┌──

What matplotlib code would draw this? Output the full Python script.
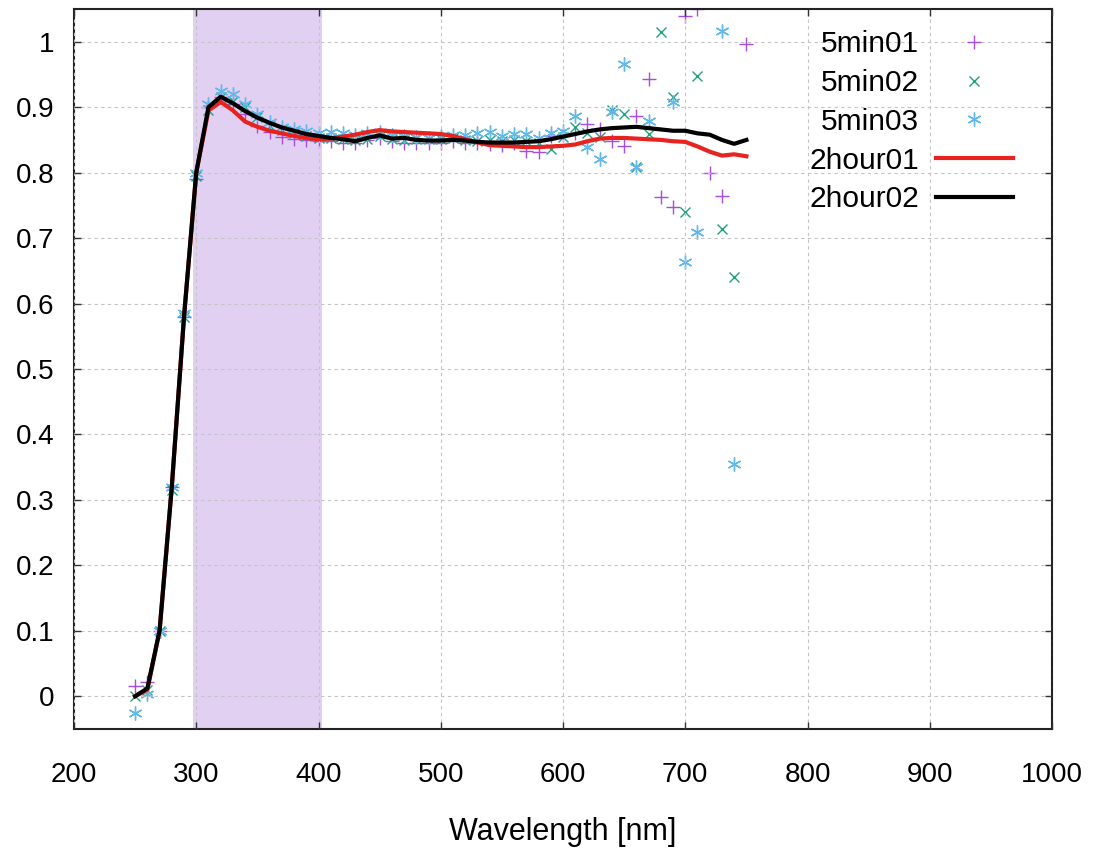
import numpy as np
import matplotlib
matplotlib.use("Agg")
import matplotlib.pyplot as plt

plt.rcParams['font.family'] = ['Liberation Sans', 'DejaVu Sans']

# Wavelength grid shared by all series [nm]
wavelength = np.arange(250, 751, 10)

nan = np.nan
# Short (5 min) measurements
min5_01 = [0.015, 0.022, 0.100, 0.320, 0.580, 0.790, 0.900, 0.915, 0.905, 0.890,
           0.872, 0.862, 0.855, 0.852, 0.850, 0.848, 0.848, 0.845, 0.846, 0.850,
           0.853, 0.848, 0.845, 0.845, 0.845, 0.846, 0.848, 0.846, 0.845, 0.843,
           0.842, 0.845, 0.833, 0.832, 0.856, 0.858, 0.860, 0.875, 0.867, 0.849,
           0.841, 0.886, 0.943, 0.763, 0.748, 1.040, 1.050, 0.800, 0.765, 1.080,
           0.997]
min5_02 = [0.000, 0.010, 0.100, 0.315, 0.580, 0.795, 0.895, 0.915, 0.910, 0.900,
           0.885, 0.872, 0.865, 0.860, 0.856, 0.853, 0.853, 0.852, 0.850, 0.852,
           0.856, 0.852, 0.850, 0.851, 0.851, 0.852, 0.853, 0.850, 0.848, 0.850,
           0.848, 0.850, 0.848, 0.845, 0.836, 0.855, 0.870, 0.860, 0.855, 0.895,
           0.889, 0.809, 0.859, 1.015, 0.915, 0.740, 0.948, nan, 0.714, 0.640,
           nan]
min5_03 = [-0.025, 0.003, 0.100, 0.320, 0.585, 0.800, 0.905, 0.925, 0.920, 0.905,
           0.890, 0.878, 0.870, 0.866, 0.864, 0.860, 0.862, 0.860, 0.858, 0.860,
           0.862, 0.858, 0.856, 0.855, 0.853, 0.856, 0.857, 0.858, 0.860, 0.862,
           0.856, 0.859, 0.859, 0.853, 0.860, 0.864, 0.887, 0.839, 0.821, 0.893,
           0.966, 0.809, 0.879, nan, 0.908, 0.663, 0.709, nan, 1.017, 0.355,
           nan]
# Long (2 hour) measurements
hour2_01 = [0.000, 0.010, 0.100, 0.320, 0.580, 0.800, 0.895, 0.908, 0.895, 0.878,
            0.870, 0.864, 0.860, 0.856, 0.853, 0.851, 0.852, 0.855, 0.858, 0.862,
            0.865, 0.863, 0.862, 0.861, 0.860, 0.859, 0.856, 0.851, 0.846, 0.842,
            0.841, 0.840, 0.839, 0.839, 0.840, 0.841, 0.843, 0.848, 0.852, 0.853,
            0.853, 0.852, 0.851, 0.850, 0.848, 0.847, 0.840, 0.832, 0.826, 0.828,
            0.825]
hour2_02 = [0.000, 0.012, 0.100, 0.320, 0.580, 0.800, 0.900, 0.916, 0.906, 0.894,
            0.884, 0.876, 0.869, 0.864, 0.859, 0.856, 0.853, 0.851, 0.848, 0.853,
            0.857, 0.852, 0.853, 0.850, 0.849, 0.849, 0.850, 0.849, 0.847, 0.846,
            0.846, 0.846, 0.847, 0.848, 0.851, 0.855, 0.859, 0.863, 0.866, 0.868,
            0.869, 0.870, 0.868, 0.866, 0.864, 0.864, 0.860, 0.858, 0.850, 0.844,
            0.850]

# UV band highlighted in the background [nm]
band = (297, 403)

x_ticks = np.arange(200, 1001, 100)
y_ticks = np.round(np.arange(0, 1.01, 0.1), 1)

fig = plt.figure(figsize=(10.93, 8.5), dpi=100)
ax = fig.add_axes([0.0677, 0.1424, 0.8948, 0.847])

ax.axvspan(*band, color='#e2d0f3', zorder=0.2, lw=0)

ms = 10
ax.plot(wavelength, min5_01, ls='none', marker='+', ms=ms, mew=1.0,
        color='#a64ce0', label='5min01', zorder=2)
ax.plot(wavelength, min5_02, ls='none', marker='x', ms=ms * 0.75, mew=1.0,
        color='#1fa37c', label='5min02', zorder=2)
ax.plot(wavelength, min5_03, ls='none', marker=(6, 2, 0), ms=ms, mew=1.0,
        color='#62b8ea', label='5min03', zorder=2)
ax.plot(wavelength, hour2_01, color='#e8221e', lw=3, label='2hour01', zorder=3)
ax.plot(wavelength, hour2_02, color='black', lw=3, label='2hour02', zorder=3)

ax.set_xlim(200, 1000)
ax.set_ylim(-0.05, 1.05)
ax.set_xticks(x_ticks)
ax.set_yticks(y_ticks)
ax.set_yticklabels([f'{v:g}' for v in y_ticks])

ax.grid(True, color='#c4c4c4', ls=(0, (3, 3)), lw=0.8, zorder=0.5)
ax.set_axisbelow(False)
for gl in ax.get_xgridlines() + ax.get_ygridlines():
    gl.set_zorder(0.5)

ax.tick_params(axis='both', direction='in', length=5, width=1,
               top=True, right=True, labelsize=20, color='#333333')
ax.tick_params(axis='x', pad=24)
ax.tick_params(axis='y', pad=14)
for sp in ax.spines.values():
    sp.set_linewidth(1.5)
    sp.set_color('#222222')

ax.set_xlabel('Wavelength [nm]', fontsize=22, labelpad=21)

leg = ax.legend(loc='upper right', bbox_to_anchor=(0.9725, 0.987),
                frameon=False, markerfirst=False, fontsize=21.5,
                handlelength=2.6, handletextpad=0.55, labelspacing=0.36,
                borderaxespad=0)

fig.savefig('out.png', dpi=100)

└──

**YOUR INSTRUCTIONS:** Repeat only what lies between the start of the data and the end of the line containing "wavelength = np.arange(250, 751, 10)", exactly, with pictures left out.

**PROBLEM SOLUTION:**
What matplotlib code would draw this? Output the full Python script.
import numpy as np
import matplotlib
matplotlib.use("Agg")
import matplotlib.pyplot as plt

plt.rcParams['font.family'] = ['Liberation Sans', 'DejaVu Sans']

# Wavelength grid shared by all series [nm]
wavelength = np.arange(250, 751, 10)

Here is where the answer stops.